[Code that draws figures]
■ ■ ■

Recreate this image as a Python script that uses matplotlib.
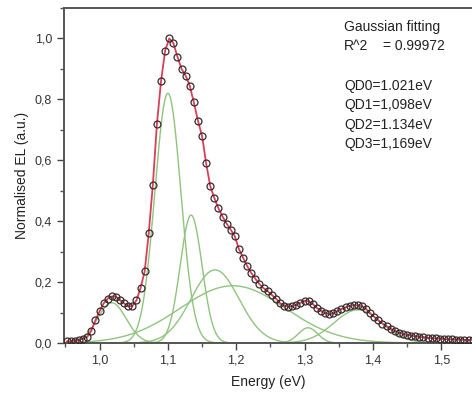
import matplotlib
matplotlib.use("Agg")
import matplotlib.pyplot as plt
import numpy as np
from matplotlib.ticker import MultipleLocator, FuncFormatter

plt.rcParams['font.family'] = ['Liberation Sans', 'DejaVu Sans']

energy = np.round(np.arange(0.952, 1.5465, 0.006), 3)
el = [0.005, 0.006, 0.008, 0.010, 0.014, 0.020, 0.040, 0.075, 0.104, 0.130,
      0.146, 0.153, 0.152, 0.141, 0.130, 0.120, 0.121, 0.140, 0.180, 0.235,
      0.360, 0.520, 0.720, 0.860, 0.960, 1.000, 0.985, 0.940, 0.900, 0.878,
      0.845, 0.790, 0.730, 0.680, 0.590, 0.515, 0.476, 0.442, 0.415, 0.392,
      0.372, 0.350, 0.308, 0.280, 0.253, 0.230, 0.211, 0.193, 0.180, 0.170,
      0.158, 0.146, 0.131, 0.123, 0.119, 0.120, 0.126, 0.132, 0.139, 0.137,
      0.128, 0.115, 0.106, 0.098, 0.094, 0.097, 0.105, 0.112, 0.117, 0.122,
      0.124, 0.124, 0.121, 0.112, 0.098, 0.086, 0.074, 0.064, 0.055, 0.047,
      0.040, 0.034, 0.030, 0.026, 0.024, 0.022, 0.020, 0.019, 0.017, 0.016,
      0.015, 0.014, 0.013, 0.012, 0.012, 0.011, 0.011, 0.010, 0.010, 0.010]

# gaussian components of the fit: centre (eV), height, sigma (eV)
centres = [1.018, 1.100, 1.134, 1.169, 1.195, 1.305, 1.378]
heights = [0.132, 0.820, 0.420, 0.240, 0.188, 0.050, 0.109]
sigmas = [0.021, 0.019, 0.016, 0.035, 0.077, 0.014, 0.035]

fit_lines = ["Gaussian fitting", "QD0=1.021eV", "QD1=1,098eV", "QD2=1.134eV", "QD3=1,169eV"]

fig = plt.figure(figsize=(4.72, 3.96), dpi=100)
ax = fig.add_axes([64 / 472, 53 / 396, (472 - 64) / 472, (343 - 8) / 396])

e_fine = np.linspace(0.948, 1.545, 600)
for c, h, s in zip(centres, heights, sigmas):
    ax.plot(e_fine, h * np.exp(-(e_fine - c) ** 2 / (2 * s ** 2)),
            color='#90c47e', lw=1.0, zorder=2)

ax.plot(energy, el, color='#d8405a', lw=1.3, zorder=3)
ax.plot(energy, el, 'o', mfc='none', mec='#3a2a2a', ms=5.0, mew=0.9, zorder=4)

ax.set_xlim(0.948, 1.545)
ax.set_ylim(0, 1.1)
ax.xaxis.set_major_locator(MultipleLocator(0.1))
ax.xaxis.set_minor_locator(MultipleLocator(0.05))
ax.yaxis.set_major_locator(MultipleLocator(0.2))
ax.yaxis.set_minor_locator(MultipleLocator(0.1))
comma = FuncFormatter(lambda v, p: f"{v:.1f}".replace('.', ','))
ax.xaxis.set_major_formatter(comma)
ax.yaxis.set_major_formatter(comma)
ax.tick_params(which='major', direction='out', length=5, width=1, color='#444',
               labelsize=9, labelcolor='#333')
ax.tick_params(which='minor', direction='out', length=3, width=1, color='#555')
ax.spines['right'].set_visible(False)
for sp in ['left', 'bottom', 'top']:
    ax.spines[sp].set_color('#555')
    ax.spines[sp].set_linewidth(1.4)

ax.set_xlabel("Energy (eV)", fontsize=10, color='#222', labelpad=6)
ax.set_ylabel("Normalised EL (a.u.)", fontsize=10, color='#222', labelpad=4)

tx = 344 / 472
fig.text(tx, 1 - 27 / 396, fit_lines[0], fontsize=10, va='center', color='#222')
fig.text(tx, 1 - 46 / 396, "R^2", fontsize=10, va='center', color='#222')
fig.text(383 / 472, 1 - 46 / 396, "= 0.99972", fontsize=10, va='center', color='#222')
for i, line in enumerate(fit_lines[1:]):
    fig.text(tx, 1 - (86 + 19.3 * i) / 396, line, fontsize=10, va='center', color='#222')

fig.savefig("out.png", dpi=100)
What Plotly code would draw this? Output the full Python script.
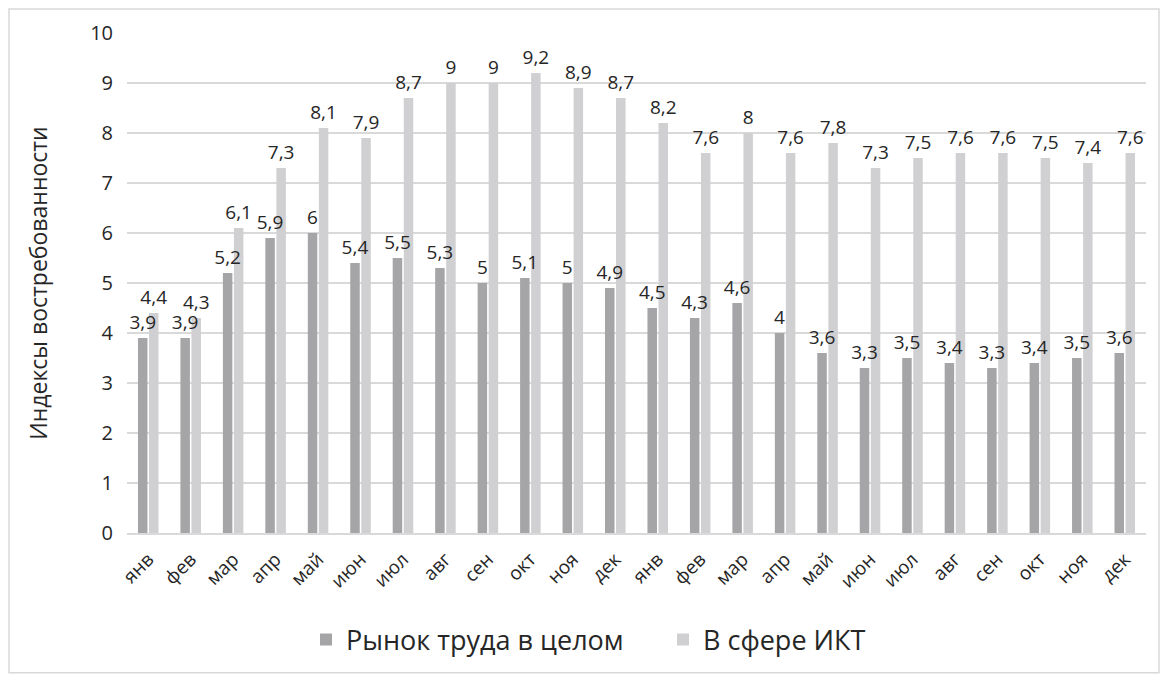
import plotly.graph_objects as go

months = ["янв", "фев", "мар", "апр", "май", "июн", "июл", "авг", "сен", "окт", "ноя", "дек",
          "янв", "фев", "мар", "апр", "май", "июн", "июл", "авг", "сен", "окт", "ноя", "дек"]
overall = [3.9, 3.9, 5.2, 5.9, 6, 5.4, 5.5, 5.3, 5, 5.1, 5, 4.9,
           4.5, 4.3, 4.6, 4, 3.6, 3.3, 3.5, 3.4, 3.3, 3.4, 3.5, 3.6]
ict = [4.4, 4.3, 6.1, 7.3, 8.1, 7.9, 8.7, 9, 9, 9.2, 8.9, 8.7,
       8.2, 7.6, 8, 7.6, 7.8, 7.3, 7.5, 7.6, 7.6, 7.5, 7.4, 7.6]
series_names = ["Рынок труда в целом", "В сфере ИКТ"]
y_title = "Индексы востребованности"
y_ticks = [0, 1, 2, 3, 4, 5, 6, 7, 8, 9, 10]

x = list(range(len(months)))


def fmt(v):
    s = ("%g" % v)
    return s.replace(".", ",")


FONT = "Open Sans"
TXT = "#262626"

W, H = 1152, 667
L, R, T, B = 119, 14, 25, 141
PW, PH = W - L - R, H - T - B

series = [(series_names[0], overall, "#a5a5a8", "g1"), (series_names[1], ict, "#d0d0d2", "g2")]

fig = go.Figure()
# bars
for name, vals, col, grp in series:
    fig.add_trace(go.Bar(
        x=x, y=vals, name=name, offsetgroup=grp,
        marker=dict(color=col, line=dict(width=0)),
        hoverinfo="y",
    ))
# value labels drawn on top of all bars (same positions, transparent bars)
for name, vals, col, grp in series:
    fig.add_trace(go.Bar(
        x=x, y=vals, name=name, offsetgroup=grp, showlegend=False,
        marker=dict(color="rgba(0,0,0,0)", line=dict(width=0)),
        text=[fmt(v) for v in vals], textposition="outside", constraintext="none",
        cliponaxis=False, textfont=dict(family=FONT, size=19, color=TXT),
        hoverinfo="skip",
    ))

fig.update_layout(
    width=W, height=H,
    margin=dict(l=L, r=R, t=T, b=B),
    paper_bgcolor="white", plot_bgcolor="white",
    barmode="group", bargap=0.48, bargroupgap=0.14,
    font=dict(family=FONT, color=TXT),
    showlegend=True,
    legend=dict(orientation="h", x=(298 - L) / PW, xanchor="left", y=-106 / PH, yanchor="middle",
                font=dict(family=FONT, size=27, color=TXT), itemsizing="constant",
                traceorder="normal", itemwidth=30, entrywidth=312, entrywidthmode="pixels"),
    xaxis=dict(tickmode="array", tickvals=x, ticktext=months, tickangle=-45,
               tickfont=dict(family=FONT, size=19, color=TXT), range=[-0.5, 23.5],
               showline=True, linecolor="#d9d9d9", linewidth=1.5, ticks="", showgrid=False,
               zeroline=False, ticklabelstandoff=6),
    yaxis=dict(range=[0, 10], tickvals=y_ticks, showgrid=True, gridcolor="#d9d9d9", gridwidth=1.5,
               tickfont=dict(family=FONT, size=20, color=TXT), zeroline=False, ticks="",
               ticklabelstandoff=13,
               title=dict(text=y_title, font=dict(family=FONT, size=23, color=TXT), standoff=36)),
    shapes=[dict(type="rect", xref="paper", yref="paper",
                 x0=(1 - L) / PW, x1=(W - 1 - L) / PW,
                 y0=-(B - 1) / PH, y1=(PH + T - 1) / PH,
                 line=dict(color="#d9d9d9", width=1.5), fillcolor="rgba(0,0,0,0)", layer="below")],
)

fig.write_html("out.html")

■ ■ ■

PROBLEM TO SOLVE> Gather all lines where the word "Python" appears.

REPLY>
Recreate this image as a Python script that uses matplotlib.
What Plotly code would draw this? Output the full Python script.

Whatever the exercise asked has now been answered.